--- start of Data lines ---
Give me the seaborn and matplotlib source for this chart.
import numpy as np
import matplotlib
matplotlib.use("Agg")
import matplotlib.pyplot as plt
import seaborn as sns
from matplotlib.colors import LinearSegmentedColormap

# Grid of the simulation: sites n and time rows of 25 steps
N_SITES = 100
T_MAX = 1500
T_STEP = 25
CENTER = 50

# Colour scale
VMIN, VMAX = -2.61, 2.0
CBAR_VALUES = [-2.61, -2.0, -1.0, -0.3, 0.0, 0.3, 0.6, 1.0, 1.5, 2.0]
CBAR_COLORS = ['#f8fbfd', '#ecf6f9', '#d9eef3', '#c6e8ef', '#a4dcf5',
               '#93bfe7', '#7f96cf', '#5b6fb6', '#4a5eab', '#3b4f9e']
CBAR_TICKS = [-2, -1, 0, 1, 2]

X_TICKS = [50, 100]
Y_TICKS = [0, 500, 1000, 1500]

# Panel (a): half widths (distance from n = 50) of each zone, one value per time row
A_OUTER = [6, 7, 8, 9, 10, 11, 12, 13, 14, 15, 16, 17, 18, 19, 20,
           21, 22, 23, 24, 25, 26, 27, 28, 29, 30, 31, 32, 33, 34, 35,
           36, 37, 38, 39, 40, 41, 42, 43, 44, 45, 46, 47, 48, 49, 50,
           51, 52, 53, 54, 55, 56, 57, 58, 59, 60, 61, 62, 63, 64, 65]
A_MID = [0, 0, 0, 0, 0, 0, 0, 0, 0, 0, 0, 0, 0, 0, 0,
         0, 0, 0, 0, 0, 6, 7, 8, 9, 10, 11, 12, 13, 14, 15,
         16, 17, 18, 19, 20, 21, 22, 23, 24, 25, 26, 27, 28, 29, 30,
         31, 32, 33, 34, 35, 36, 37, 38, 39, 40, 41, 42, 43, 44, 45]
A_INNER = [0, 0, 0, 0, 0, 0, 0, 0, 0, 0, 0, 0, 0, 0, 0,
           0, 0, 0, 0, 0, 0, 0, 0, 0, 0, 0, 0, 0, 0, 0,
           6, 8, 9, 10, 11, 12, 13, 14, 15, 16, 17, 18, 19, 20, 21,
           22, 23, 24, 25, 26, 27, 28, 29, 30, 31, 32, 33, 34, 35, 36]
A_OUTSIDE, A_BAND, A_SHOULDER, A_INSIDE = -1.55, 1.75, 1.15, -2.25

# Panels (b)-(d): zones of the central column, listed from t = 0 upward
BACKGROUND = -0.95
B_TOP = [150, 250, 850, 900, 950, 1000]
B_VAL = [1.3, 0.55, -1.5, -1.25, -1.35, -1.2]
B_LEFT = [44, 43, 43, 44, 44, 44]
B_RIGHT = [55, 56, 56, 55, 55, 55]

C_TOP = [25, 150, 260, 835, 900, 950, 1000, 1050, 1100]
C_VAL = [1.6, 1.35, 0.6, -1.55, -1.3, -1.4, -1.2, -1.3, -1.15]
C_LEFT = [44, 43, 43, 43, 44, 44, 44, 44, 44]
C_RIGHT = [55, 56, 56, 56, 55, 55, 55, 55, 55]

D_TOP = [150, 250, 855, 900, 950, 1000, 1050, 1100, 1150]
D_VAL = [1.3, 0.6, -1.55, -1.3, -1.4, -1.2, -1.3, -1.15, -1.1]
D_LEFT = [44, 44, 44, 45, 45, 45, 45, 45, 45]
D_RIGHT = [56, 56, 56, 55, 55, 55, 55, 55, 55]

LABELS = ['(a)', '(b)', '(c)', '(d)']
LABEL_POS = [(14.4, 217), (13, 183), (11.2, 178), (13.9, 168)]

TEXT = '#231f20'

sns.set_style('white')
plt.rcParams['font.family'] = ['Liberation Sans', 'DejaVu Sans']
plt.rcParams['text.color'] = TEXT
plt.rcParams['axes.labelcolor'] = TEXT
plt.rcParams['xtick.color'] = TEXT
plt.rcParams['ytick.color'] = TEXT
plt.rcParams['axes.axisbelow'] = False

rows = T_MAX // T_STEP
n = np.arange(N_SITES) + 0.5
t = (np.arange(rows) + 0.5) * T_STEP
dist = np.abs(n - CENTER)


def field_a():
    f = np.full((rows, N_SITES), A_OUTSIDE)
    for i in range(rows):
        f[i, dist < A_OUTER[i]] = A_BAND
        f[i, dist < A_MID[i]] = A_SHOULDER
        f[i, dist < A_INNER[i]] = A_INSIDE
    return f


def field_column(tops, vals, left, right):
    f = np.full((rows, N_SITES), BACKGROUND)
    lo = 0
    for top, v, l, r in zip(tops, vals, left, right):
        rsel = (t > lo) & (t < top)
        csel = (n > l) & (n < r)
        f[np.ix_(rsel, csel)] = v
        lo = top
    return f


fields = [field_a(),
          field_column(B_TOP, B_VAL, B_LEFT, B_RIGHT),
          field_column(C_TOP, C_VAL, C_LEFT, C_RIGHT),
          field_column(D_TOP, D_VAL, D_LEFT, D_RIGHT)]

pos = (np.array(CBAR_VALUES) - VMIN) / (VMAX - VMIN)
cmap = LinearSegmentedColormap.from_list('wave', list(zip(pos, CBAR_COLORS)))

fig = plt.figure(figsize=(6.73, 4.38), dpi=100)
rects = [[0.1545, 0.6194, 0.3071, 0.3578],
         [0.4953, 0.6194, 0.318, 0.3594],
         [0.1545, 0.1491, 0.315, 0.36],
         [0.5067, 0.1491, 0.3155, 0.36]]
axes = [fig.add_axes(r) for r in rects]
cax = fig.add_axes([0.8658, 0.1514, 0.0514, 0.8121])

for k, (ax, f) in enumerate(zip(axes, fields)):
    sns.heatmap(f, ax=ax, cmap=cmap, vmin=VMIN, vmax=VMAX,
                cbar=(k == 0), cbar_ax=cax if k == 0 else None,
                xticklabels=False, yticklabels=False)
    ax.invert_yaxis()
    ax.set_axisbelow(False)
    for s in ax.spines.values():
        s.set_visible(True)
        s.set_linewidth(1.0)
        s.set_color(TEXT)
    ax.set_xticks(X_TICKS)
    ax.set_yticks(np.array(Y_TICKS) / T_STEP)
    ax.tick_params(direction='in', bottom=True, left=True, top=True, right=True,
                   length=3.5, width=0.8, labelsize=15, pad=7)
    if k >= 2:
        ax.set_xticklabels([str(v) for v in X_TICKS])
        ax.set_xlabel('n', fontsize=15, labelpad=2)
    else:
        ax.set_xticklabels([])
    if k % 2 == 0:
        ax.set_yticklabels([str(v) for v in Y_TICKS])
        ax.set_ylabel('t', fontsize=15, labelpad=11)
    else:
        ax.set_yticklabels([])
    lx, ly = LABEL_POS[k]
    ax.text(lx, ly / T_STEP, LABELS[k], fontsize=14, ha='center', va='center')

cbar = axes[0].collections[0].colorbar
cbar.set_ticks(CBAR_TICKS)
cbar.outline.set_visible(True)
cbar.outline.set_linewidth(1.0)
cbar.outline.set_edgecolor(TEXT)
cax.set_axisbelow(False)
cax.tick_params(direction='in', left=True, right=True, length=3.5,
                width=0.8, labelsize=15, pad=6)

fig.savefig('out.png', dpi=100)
--- end of Data lines ---
What you should do → Emit, unaltered, the lines from the top of the listing down through the line that holds "A_OUTSIDE, A_BAND, A_SHOULDER, A_INSIDE"; emit nothing else.

Exercise answer →
Give me the seaborn and matplotlib source for this chart.
import numpy as np
import matplotlib
matplotlib.use("Agg")
import matplotlib.pyplot as plt
import seaborn as sns
from matplotlib.colors import LinearSegmentedColormap

# Grid of the simulation: sites n and time rows of 25 steps
N_SITES = 100
T_MAX = 1500
T_STEP = 25
CENTER = 50

# Colour scale
VMIN, VMAX = -2.61, 2.0
CBAR_VALUES = [-2.61, -2.0, -1.0, -0.3, 0.0, 0.3, 0.6, 1.0, 1.5, 2.0]
CBAR_COLORS = ['#f8fbfd', '#ecf6f9', '#d9eef3', '#c6e8ef', '#a4dcf5',
               '#93bfe7', '#7f96cf', '#5b6fb6', '#4a5eab', '#3b4f9e']
CBAR_TICKS = [-2, -1, 0, 1, 2]

X_TICKS = [50, 100]
Y_TICKS = [0, 500, 1000, 1500]

# Panel (a): half widths (distance from n = 50) of each zone, one value per time row
A_OUTER = [6, 7, 8, 9, 10, 11, 12, 13, 14, 15, 16, 17, 18, 19, 20,
           21, 22, 23, 24, 25, 26, 27, 28, 29, 30, 31, 32, 33, 34, 35,
           36, 37, 38, 39, 40, 41, 42, 43, 44, 45, 46, 47, 48, 49, 50,
           51, 52, 53, 54, 55, 56, 57, 58, 59, 60, 61, 62, 63, 64, 65]
A_MID = [0, 0, 0, 0, 0, 0, 0, 0, 0, 0, 0, 0, 0, 0, 0,
         0, 0, 0, 0, 0, 6, 7, 8, 9, 10, 11, 12, 13, 14, 15,
         16, 17, 18, 19, 20, 21, 22, 23, 24, 25, 26, 27, 28, 29, 30,
         31, 32, 33, 34, 35, 36, 37, 38, 39, 40, 41, 42, 43, 44, 45]
A_INNER = [0, 0, 0, 0, 0, 0, 0, 0, 0, 0, 0, 0, 0, 0, 0,
           0, 0, 0, 0, 0, 0, 0, 0, 0, 0, 0, 0, 0, 0, 0,
           6, 8, 9, 10, 11, 12, 13, 14, 15, 16, 17, 18, 19, 20, 21,
           22, 23, 24, 25, 26, 27, 28, 29, 30, 31, 32, 33, 34, 35, 36]
A_OUTSIDE, A_BAND, A_SHOULDER, A_INSIDE = -1.55, 1.75, 1.15, -2.25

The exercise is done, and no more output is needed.